Either that or someone who is trying to be clever (and I do stress the “trying”).
I suspect the latter.
I’m one of those public sector workers who’ll be striking on Thursday, not because I particularly want to (I lose a day’s pay after all), but because I’ve been driven to it by this government.
It’s difficult to know which is the most infuriating; having the cost of a financial crises which I had nothing to do with being dumped on me, or having every aspect of my job as a civil servant worsened by a government who’s attitude to the public sector is one of spite and vindictiveness arising from their own ideological bigotry and arrogance.
Good luck and thanks
And yet is generally accepted that public sector workers are better off than their counterparts in the private sector, particularly when their favourable pensions kick in.
You could of course find another job, it is your right.
It is generally accepted that most benefits go to the unemployed when about 2% do
It is also generally accepted we have a progressive tax system and we don’t
It is generally accepted that you are wrong, and on this occasion that is right
My son is going on strike on Thursday, even after working out how much he will lose for a day’s pay. He’s never been on strike before, although everyone else in his family has been at some time or other. He just thinks it’s time he stood up for all those in council work who are made to feel they are worthless by this government and by everyone who reads the rightwing press.
His partner is now going to join a union so she can join him.
Good luck to all those going on strike.
When the miners were on strike in the 80s we used to collect for them in Hampshire.
At least on Thursday, the strikers will not be in fear of going to the foodbanks. If they do not stand up for themselves, who will? Certainly not the thousands who have already lost their jobs.
Withdrawing your labour is the most powerful thing a group of people can get together to do. Here in Eastern Europe that brought down governments.
A very interesting,and apt comment. Somewhat ironic too, seeing as the right always like to portray striking as essentially left wing, or “bolshie”, yet as Alex remarks, it was used against oppressive communist regimes.

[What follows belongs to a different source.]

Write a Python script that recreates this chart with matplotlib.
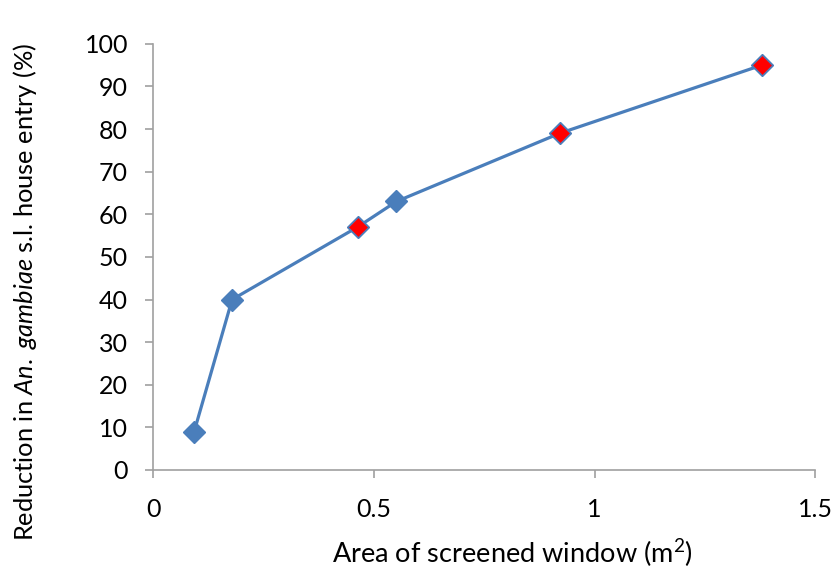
import matplotlib.pyplot as plt

# window area (m2) and reduction in house entry (%)
area = [0.093, 0.179, 0.463, 0.551, 0.921, 1.379]
reduction = [9, 40, 57, 63, 79, 95]
# points drawn with red fill
red_idx = [2, 4, 5]

x_ticks = [0, 0.5, 1, 1.5]
x_tick_labels = ['0', '0.5', '1', '1.5']
y_ticks = list(range(0, 101, 10))

plt.rcParams['font.family'] = ['Lato', 'DejaVu Sans']
plt.rcParams['mathtext.fontset'] = 'custom'
plt.rcParams['mathtext.rm'] = 'Lato'
plt.rcParams['mathtext.it'] = 'Lato:italic'

fig = plt.figure(figsize=(8.32, 5.69), dpi=100)
ax = fig.add_axes([0.184, 0.174, 0.796, 0.749])

blue = '#4a7ebb'
ax.plot(area, reduction, color=blue, lw=2.3, marker='D', ms=11.5,
        mfc=blue, mec=blue, zorder=2)
ax.plot([area[i] for i in red_idx], [reduction[i] for i in red_idx],
        ls='none', marker='D', ms=10.5, mfc='red', mec=blue, mew=0.6, zorder=3)

ax.set_xlim(0, 1.5)
ax.set_ylim(0, 100)
ax.set_xticks(x_ticks)
ax.set_xticklabels(x_tick_labels)
ax.set_yticks(y_ticks)

for side in ['top', 'right']:
    ax.spines[side].set_visible(False)
for side in ['left', 'bottom']:
    ax.spines[side].set_color('#a0a0a0')
    ax.spines[side].set_linewidth(1.2)
ax.tick_params(axis='both', colors='#a0a0a0', length=6, width=1.2,
               labelsize=18, labelcolor='black')
ax.tick_params(axis='x', pad=14)
ax.tick_params(axis='y', pad=12)

ax.set_xlabel('Area of screened window (m$^2$)', fontsize=19.5, labelpad=12)
ax.xaxis.label.set_x(0.542)
ax.set_ylabel('Reduction in $\\it{An.}$ $\\it{gambiae}$ s.l. house entry (%)',
              fontsize=18.3)
ax.yaxis.set_label_coords(-0.172, 0.418)

fig.savefig('out.png', dpi=100)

Which, if they had any generosity of spirit, right wingers would acknowledge. Striking is not anti the rest of society, or self indulgent, it is an important freedom and not something people do at the drop of a hat.
And BTW Alex, thanks for your support,
It’s not that I don’t have sympathy for the case, it’s that a Strike is probably going to be counter productive. That was the main lesson of the miner’s strike.
There is a General Election next year, that’s where the action is needed.
Only a few people do not agree with the right to strike, but has any strike in recent memory actually achieved its objective (however defined)?
It is a genuine question. What did the recent tube strikes achieve? Will it make any difference to LU’s future plans?
What did the miners’ strike achieve in 1984? Well actually we know the answer to that…
What did the firemen’s strike achieve in 2002 (or was it 2003?)?
Is there any evidence that the short term loss of pay exceeds the long term benefits (if there are any)? Have any academic studies been done on this?
The LU strikes are examples where ground gas been won
You ignore all the gains made because of the implicit threat of strike action that would be list if it doc not en sometimes
As ever, you are too simplistic by far
Chris, try googling ‘South African sugar workers strike’ before you conclude that striking is pointless. To reiterate, most people strike as a last resort, not for the hell of it or because they are duped by wicked trade union ‘barons’.
You are correct in saying not all strikes succeed, but how surprising is that? In the case of the miners strike, the Thatcher government had deliberatly stockpiled coal supplies so they could starve the miners out. That, and giving the police carte blanche to use force against the miners’ pickets meant the government won.